Output the material beneath this task exactly, images excluded.

** START OF Supplied data **

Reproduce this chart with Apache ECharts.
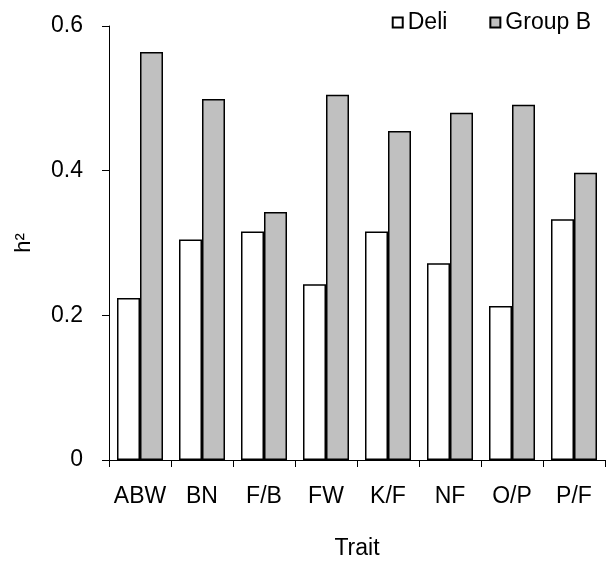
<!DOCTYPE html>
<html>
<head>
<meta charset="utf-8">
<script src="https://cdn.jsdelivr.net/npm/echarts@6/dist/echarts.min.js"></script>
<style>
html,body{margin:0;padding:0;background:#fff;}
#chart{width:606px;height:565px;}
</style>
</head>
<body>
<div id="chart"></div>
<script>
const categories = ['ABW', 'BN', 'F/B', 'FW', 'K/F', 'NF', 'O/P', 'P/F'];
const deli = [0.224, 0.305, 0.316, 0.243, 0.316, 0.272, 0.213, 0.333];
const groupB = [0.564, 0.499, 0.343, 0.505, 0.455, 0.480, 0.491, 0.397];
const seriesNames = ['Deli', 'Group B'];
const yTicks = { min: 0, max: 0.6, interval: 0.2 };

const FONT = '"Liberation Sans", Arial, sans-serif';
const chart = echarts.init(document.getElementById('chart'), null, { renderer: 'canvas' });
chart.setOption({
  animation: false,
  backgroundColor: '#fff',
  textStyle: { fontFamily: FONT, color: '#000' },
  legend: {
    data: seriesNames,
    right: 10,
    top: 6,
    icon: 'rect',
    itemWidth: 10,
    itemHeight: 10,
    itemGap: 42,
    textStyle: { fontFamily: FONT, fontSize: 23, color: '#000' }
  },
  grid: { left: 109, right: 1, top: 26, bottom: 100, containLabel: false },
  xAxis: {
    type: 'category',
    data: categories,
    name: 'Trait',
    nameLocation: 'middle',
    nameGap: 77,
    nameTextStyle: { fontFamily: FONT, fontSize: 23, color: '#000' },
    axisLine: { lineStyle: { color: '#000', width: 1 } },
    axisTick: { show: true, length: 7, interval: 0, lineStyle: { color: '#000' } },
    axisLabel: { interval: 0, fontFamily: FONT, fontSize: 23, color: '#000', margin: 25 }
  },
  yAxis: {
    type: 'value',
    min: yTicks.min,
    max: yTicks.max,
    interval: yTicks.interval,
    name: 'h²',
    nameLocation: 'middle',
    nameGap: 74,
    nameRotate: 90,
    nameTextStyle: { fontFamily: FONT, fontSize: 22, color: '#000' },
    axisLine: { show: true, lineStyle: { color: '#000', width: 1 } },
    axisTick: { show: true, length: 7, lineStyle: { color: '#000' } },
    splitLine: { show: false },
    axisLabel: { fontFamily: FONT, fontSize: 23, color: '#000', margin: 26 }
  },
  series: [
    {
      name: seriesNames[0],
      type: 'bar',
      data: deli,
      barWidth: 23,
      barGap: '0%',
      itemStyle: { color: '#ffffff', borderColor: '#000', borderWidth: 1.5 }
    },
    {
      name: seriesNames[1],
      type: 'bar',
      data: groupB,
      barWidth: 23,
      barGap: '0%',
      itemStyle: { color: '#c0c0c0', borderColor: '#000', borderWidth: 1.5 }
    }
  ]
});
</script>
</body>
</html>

** END OF Supplied data **

Reply to the task:
Reproduce this chart with Apache ECharts.
<!DOCTYPE html>
<html>
<head>
<meta charset="utf-8">
<script src="https://cdn.jsdelivr.net/npm/echarts@6/dist/echarts.min.js"></script>
<style>
html,body{margin:0;padding:0;background:#fff;}
#chart{width:606px;height:565px;}
</style>
</head>
<body>
<div id="chart"></div>
<script>
const categories = ['ABW', 'BN', 'F/B', 'FW', 'K/F', 'NF', 'O/P', 'P/F'];
const deli = [0.224, 0.305, 0.316, 0.243, 0.316, 0.272, 0.213, 0.333];
const groupB = [0.564, 0.499, 0.343, 0.505, 0.455, 0.480, 0.491, 0.397];
const seriesNames = ['Deli', 'Group B'];
const yTicks = { min: 0, max: 0.6, interval: 0.2 };

const FONT = '"Liberation Sans", Arial, sans-serif';
const chart = echarts.init(document.getElementById('chart'), null, { renderer: 'canvas' });
chart.setOption({
  animation: false,
  backgroundColor: '#fff',
  textStyle: { fontFamily: FONT, color: '#000' },
  legend: {
    data: seriesNames,
    right: 10,
    top: 6,
    icon: 'rect',
    itemWidth: 10,
    itemHeight: 10,
    itemGap: 42,
    textStyle: { fontFamily: FONT, fontSize: 23, color: '#000' }
  },
  grid: { left: 109, right: 1, top: 26, bottom: 100, containLabel: false },
  xAxis: {
    type: 'category',
    data: categories,
    name: 'Trait',
    nameLocation: 'middle',
    nameGap: 77,
    nameTextStyle: { fontFamily: FONT, fontSize: 23, color: '#000' },
    axisLine: { lineStyle: { color: '#000', width: 1 } },
    axisTick: { show: true, length: 7, interval: 0, lineStyle: { color: '#000' } },
    axisLabel: { interval: 0, fontFamily: FONT, fontSize: 23, color: '#000', margin: 25 }
  },
  yAxis: {
    type: 'value',
    min: yTicks.min,
    max: yTicks.max,
    interval: yTicks.interval,
    name: 'h²',
    nameLocation: 'middle',
    nameGap: 74,
    nameRotate: 90,
    nameTextStyle: { fontFamily: FONT, fontSize: 22, color: '#000' },
    axisLine: { show: true, lineStyle: { color: '#000', width: 1 } },
    axisTick: { show: true, length: 7, lineStyle: { color: '#000' } },
    splitLine: { show: false },
    axisLabel: { fontFamily: FONT, fontSize: 23, color: '#000', margin: 26 }
  },
  series: [
    {
      name: seriesNames[0],
      type: 'bar',
      data: deli,
      barWidth: 23,
      barGap: '0%',
      itemStyle: { color: '#ffffff', borderColor: '#000', borderWidth: 1.5 }
    },
    {
      name: seriesNames[1],
      type: 'bar',
      data: groupB,
      barWidth: 23,
      barGap: '0%',
      itemStyle: { color: '#c0c0c0', borderColor: '#000', borderWidth: 1.5 }
    }
  ]
});
</script>
</body>
</html>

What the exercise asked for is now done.